Going forward, the ability of individual Member States to unilaterally block EU foreign policy proposals needs to be addressed. At the same time, an overall rethinking of the EU’s goals and the means by which it intends to achieve them is urgently required in a fragmenting geopolitical context. The most pressing change here would be a move towards a genuinely proactive policy stance, the lack of which remains the most common criticism levelled against the EU’s policy.


At the same time, the EU must rethink its actual policies and their impact on the MENA countries.
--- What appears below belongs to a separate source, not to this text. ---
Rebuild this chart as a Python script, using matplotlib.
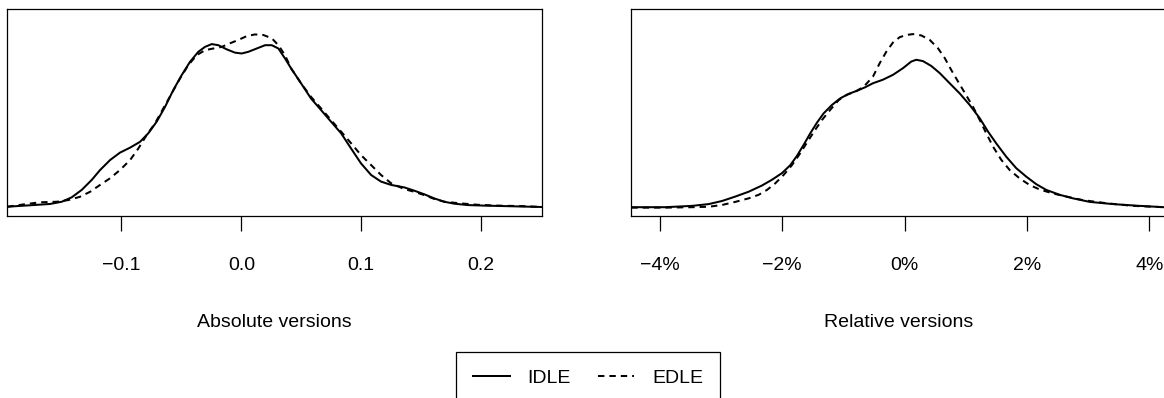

Take, for example, its promotion of democracy: surveys have shown that the kind of democracy promoted by the EU, which is liberal, market-friendly, and procedural rather than social, only holds limited appeal to individuals in the MENA region.  Indeed, the promotion of liberal, market-oriented reforms, long understood to form the foundation of political liberalisation, has failed to produce tangible democratisation. Focusing on economic reforms paired with demands for formal democratic trappings allowed for the emergence of new anti-democratic elites.


Instead, the EU should focus on fostering civil societies in the MENA countries (going beyond its current modus operandi, where it only supports organisations that are deemed acceptable by the autocratic regimes) and induce reforms aimed at broader socio-economic participation, thus facilitating the convergence of civil and political rights as well as economic and social rights. 


Additionally, the EU's current security and migration-management-heavy approach must be changed to emphasise the human rights and multilateral relations, which are central to its rhetoric. Subcontracting migration control to North African states neither absolved the EU and its Member States from their responsibilities towards asylum seekers nor helped democratic development in the region. Before and after the Arab Spring, regimes that regularly violated human rights were propped up as valuable partners in the prevention of ‘irregular migration’.


Overall, the EU’s track record as an actor, let alone a normative one, in the MENA region has been spotted at best. With further development of the situation in Ukraine in doubt and growing calls for the EU to embrace the motto of sic vis pacem para bellum in relation to Russian aggression, its engagement with the MENA countries has taken a backseat.


Given the outsized impact the climate crisis is going to have on the MENA region, concerted and holistic action in the vein of genuine planetary politics is urgently required. Rethinking and reinvigorating EU-MENA relations is not only a challenge to be mastered but also an opportunity for the EU to not only talk the talk but also walk the walk of a genuine force for good.